— The exercise —
In the data below, locate each line with the word "that" and list it.

— Information provided —
++++++++++++++++++++
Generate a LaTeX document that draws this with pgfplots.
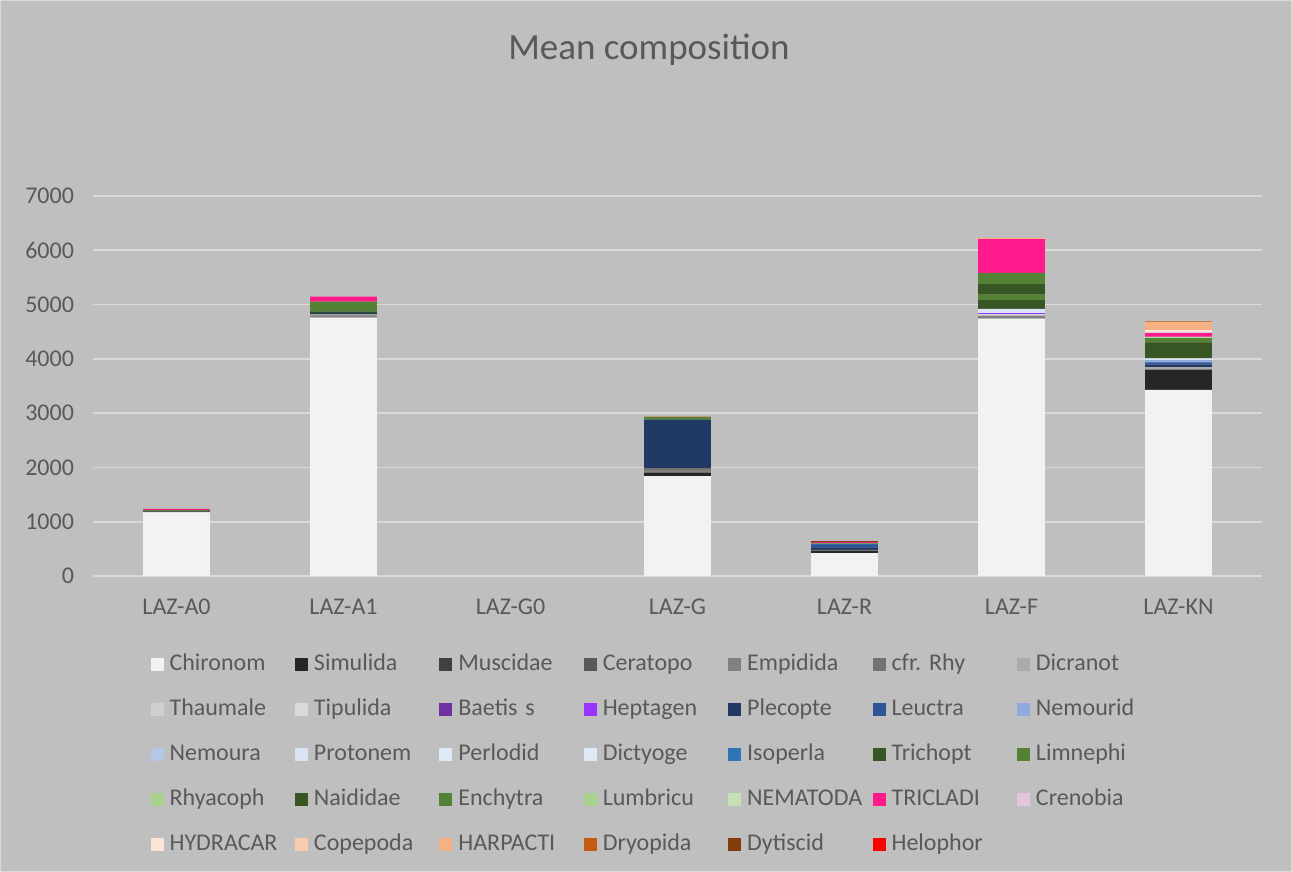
++++++++++++++++++++
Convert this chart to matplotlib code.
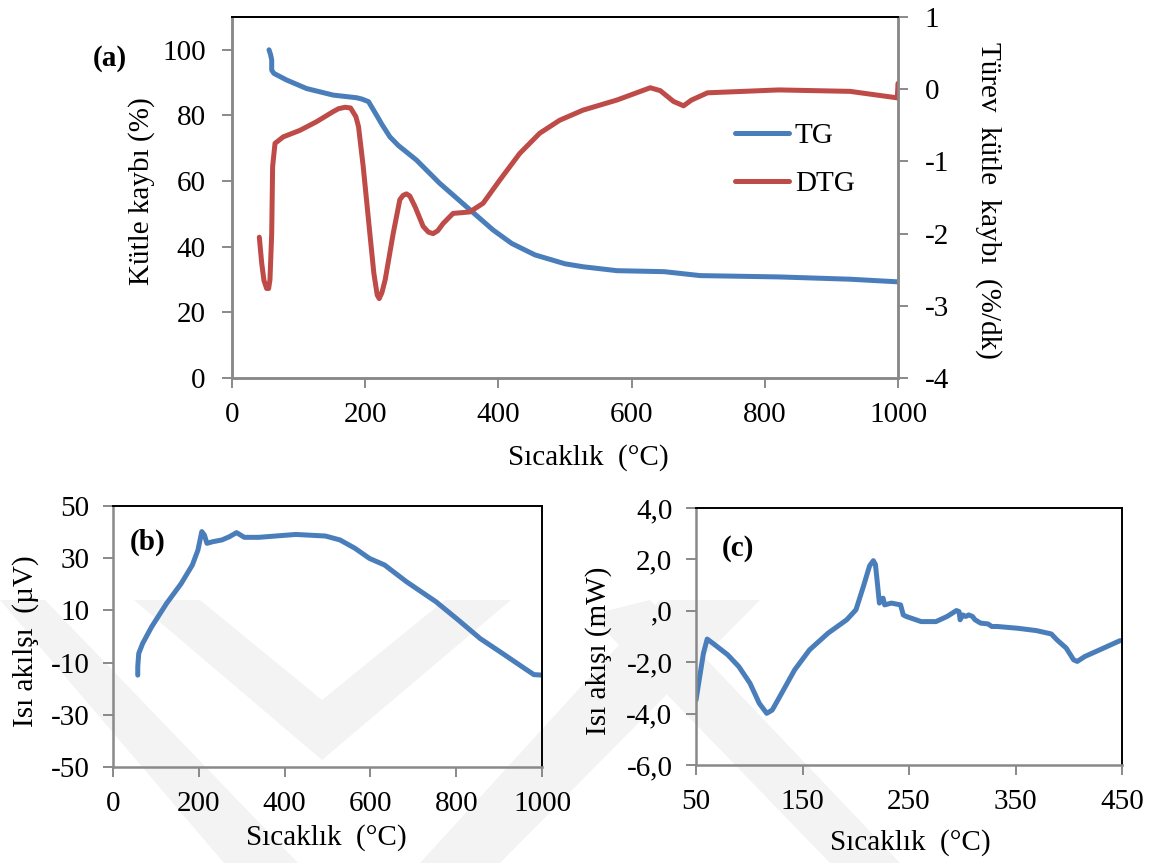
++++++++++++++++++++
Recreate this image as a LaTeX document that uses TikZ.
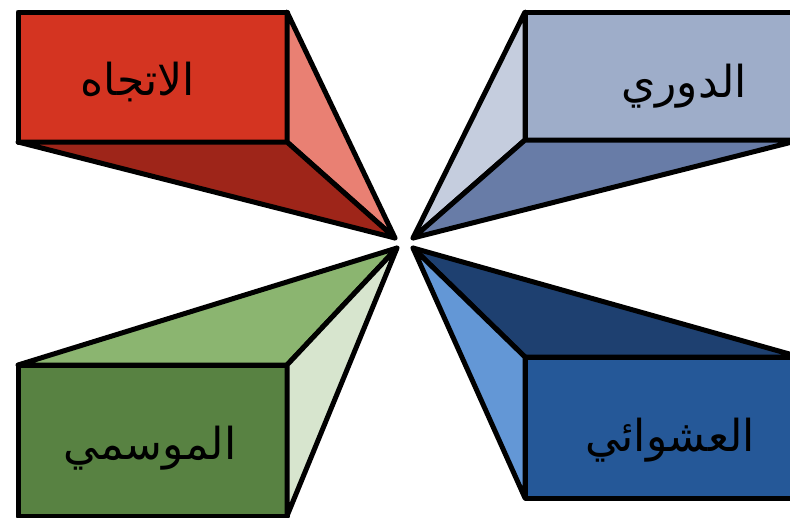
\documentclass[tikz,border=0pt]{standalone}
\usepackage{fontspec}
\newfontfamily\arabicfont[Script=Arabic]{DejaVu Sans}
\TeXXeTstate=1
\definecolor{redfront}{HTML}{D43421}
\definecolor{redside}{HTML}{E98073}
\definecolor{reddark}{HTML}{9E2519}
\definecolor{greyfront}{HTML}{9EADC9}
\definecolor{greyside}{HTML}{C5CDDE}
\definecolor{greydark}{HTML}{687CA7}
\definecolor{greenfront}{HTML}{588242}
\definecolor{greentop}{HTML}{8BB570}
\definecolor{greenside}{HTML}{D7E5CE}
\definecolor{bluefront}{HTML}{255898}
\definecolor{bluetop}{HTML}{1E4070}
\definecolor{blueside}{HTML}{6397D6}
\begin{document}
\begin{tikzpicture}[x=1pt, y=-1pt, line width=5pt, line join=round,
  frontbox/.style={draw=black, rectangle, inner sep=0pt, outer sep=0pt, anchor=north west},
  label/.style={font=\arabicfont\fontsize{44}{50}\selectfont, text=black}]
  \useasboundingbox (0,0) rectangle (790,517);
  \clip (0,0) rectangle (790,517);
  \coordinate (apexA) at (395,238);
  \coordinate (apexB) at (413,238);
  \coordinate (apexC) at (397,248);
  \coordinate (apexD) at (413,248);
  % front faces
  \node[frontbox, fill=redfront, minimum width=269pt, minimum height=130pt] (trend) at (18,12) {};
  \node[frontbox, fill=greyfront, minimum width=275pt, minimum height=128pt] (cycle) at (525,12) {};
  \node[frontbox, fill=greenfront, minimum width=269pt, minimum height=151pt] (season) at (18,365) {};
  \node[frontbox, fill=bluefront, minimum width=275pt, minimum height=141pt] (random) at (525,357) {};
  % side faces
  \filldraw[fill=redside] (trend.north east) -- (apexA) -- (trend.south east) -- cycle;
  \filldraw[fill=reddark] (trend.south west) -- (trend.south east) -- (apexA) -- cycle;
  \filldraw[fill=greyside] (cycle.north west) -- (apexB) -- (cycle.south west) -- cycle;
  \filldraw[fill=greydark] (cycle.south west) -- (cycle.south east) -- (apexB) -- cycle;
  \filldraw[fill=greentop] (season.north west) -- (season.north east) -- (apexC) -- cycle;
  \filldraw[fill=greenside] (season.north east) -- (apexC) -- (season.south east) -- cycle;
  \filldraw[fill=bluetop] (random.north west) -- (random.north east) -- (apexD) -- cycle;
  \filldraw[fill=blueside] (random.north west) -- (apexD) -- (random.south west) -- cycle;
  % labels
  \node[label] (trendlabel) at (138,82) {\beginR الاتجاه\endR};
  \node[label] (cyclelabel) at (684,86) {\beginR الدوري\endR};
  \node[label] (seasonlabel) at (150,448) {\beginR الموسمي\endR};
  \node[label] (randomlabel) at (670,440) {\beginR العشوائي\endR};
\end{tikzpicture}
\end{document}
++++++++++++++++++++
— Worked solution —
Generate a LaTeX document that draws this with pgfplots.
Recreate this image as a LaTeX document that uses TikZ.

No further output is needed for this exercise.